### SOURCE DATA

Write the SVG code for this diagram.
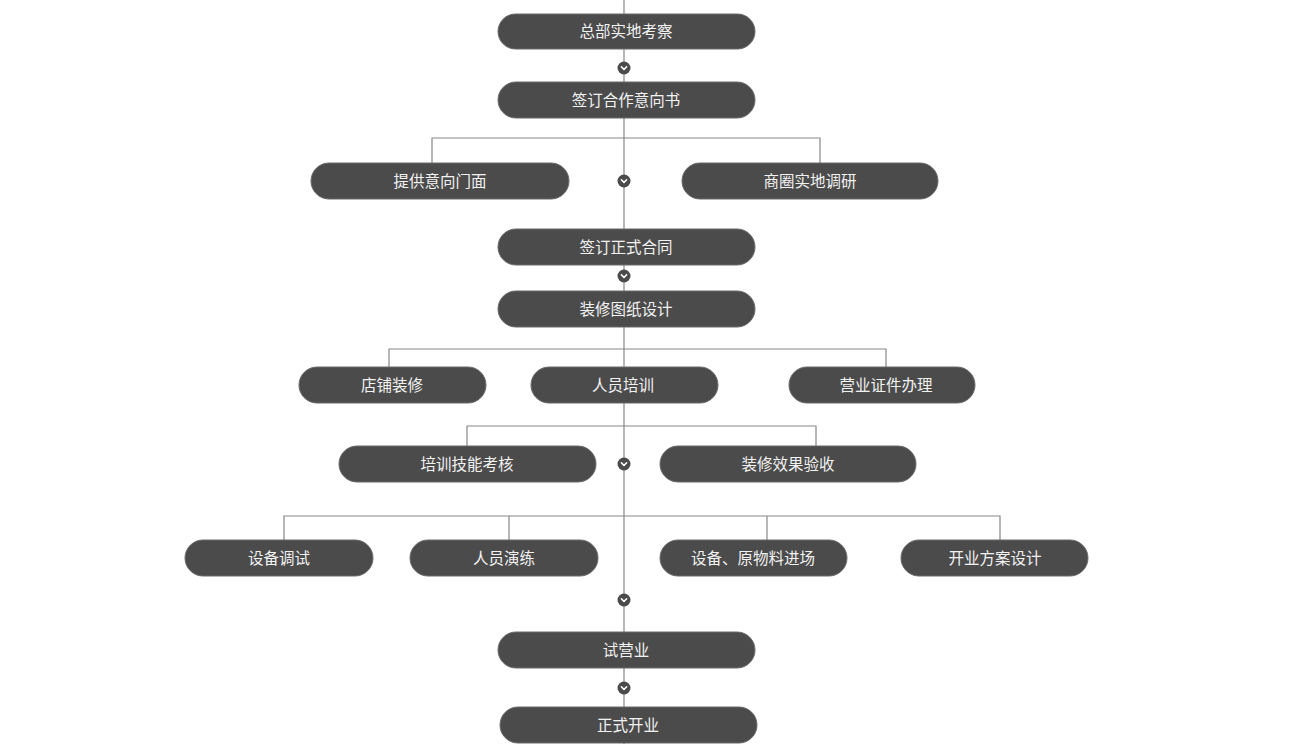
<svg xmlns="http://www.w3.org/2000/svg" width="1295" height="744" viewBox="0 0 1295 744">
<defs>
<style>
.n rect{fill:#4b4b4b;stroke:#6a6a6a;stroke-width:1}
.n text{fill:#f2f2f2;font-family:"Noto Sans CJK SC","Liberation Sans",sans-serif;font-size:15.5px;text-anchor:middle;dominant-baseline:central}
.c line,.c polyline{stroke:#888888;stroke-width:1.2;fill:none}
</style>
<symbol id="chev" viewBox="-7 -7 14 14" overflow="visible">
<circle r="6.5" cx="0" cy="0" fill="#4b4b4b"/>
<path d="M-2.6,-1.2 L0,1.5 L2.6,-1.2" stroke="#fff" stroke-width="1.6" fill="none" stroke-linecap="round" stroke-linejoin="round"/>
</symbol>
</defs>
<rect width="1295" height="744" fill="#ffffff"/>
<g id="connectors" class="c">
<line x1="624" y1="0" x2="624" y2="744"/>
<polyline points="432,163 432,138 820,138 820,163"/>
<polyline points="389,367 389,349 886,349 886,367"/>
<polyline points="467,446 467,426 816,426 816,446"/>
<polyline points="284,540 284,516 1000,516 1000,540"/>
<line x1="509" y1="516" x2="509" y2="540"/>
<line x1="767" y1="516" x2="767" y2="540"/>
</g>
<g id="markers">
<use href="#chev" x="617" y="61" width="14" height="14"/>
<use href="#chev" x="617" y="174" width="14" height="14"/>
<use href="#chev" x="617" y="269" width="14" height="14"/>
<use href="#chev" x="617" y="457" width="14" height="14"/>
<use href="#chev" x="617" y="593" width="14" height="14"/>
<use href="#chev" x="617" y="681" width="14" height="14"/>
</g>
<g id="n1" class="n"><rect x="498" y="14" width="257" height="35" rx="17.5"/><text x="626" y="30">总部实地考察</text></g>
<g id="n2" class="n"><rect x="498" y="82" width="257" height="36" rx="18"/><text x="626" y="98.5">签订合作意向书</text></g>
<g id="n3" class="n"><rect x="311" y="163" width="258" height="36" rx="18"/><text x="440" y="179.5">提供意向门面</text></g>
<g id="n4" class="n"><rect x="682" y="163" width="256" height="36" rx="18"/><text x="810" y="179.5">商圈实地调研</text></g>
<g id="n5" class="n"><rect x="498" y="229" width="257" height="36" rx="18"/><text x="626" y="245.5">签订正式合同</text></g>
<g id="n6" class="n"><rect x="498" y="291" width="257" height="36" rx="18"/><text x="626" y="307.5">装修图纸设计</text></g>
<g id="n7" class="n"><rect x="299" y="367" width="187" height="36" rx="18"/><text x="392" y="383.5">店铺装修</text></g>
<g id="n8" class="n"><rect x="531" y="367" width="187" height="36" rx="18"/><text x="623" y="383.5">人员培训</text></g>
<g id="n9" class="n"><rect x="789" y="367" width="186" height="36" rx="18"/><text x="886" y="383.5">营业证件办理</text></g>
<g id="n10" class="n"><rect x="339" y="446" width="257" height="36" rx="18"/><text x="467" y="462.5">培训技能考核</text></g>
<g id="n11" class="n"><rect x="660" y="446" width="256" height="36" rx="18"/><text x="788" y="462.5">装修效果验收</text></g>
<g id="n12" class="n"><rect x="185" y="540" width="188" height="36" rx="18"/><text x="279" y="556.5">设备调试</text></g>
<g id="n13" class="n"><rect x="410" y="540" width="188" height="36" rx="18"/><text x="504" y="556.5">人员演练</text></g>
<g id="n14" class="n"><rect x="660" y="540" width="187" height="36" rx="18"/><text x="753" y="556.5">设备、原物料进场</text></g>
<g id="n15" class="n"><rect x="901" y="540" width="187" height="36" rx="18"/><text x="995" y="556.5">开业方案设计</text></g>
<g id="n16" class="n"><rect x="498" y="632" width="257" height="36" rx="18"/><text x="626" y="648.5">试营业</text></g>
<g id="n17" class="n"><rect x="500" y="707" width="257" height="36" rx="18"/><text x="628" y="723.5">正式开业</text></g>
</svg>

### SET PROBLEM
Return the listing above unchanged, apart from dropping its pictures.

### SOLUTION
Write the SVG code for this diagram.
<svg xmlns="http://www.w3.org/2000/svg" width="1295" height="744" viewBox="0 0 1295 744">
<defs>
<style>
.n rect{fill:#4b4b4b;stroke:#6a6a6a;stroke-width:1}
.n text{fill:#f2f2f2;font-family:"Noto Sans CJK SC","Liberation Sans",sans-serif;font-size:15.5px;text-anchor:middle;dominant-baseline:central}
.c line,.c polyline{stroke:#888888;stroke-width:1.2;fill:none}
</style>
<symbol id="chev" viewBox="-7 -7 14 14" overflow="visible">
<circle r="6.5" cx="0" cy="0" fill="#4b4b4b"/>
<path d="M-2.6,-1.2 L0,1.5 L2.6,-1.2" stroke="#fff" stroke-width="1.6" fill="none" stroke-linecap="round" stroke-linejoin="round"/>
</symbol>
</defs>
<rect width="1295" height="744" fill="#ffffff"/>
<g id="connectors" class="c">
<line x1="624" y1="0" x2="624" y2="744"/>
<polyline points="432,163 432,138 820,138 820,163"/>
<polyline points="389,367 389,349 886,349 886,367"/>
<polyline points="467,446 467,426 816,426 816,446"/>
<polyline points="284,540 284,516 1000,516 1000,540"/>
<line x1="509" y1="516" x2="509" y2="540"/>
<line x1="767" y1="516" x2="767" y2="540"/>
</g>
<g id="markers">
<use href="#chev" x="617" y="61" width="14" height="14"/>
<use href="#chev" x="617" y="174" width="14" height="14"/>
<use href="#chev" x="617" y="269" width="14" height="14"/>
<use href="#chev" x="617" y="457" width="14" height="14"/>
<use href="#chev" x="617" y="593" width="14" height="14"/>
<use href="#chev" x="617" y="681" width="14" height="14"/>
</g>
<g id="n1" class="n"><rect x="498" y="14" width="257" height="35" rx="17.5"/><text x="626" y="30">总部实地考察</text></g>
<g id="n2" class="n"><rect x="498" y="82" width="257" height="36" rx="18"/><text x="626" y="98.5">签订合作意向书</text></g>
<g id="n3" class="n"><rect x="311" y="163" width="258" height="36" rx="18"/><text x="440" y="179.5">提供意向门面</text></g>
<g id="n4" class="n"><rect x="682" y="163" width="256" height="36" rx="18"/><text x="810" y="179.5">商圈实地调研</text></g>
<g id="n5" class="n"><rect x="498" y="229" width="257" height="36" rx="18"/><text x="626" y="245.5">签订正式合同</text></g>
<g id="n6" class="n"><rect x="498" y="291" width="257" height="36" rx="18"/><text x="626" y="307.5">装修图纸设计</text></g>
<g id="n7" class="n"><rect x="299" y="367" width="187" height="36" rx="18"/><text x="392" y="383.5">店铺装修</text></g>
<g id="n8" class="n"><rect x="531" y="367" width="187" height="36" rx="18"/><text x="623" y="383.5">人员培训</text></g>
<g id="n9" class="n"><rect x="789" y="367" width="186" height="36" rx="18"/><text x="886" y="383.5">营业证件办理</text></g>
<g id="n10" class="n"><rect x="339" y="446" width="257" height="36" rx="18"/><text x="467" y="462.5">培训技能考核</text></g>
<g id="n11" class="n"><rect x="660" y="446" width="256" height="36" rx="18"/><text x="788" y="462.5">装修效果验收</text></g>
<g id="n12" class="n"><rect x="185" y="540" width="188" height="36" rx="18"/><text x="279" y="556.5">设备调试</text></g>
<g id="n13" class="n"><rect x="410" y="540" width="188" height="36" rx="18"/><text x="504" y="556.5">人员演练</text></g>
<g id="n14" class="n"><rect x="660" y="540" width="187" height="36" rx="18"/><text x="753" y="556.5">设备、原物料进场</text></g>
<g id="n15" class="n"><rect x="901" y="540" width="187" height="36" rx="18"/><text x="995" y="556.5">开业方案设计</text></g>
<g id="n16" class="n"><rect x="498" y="632" width="257" height="36" rx="18"/><text x="626" y="648.5">试营业</text></g>
<g id="n17" class="n"><rect x="500" y="707" width="257" height="36" rx="18"/><text x="628" y="723.5">正式开业</text></g>
</svg>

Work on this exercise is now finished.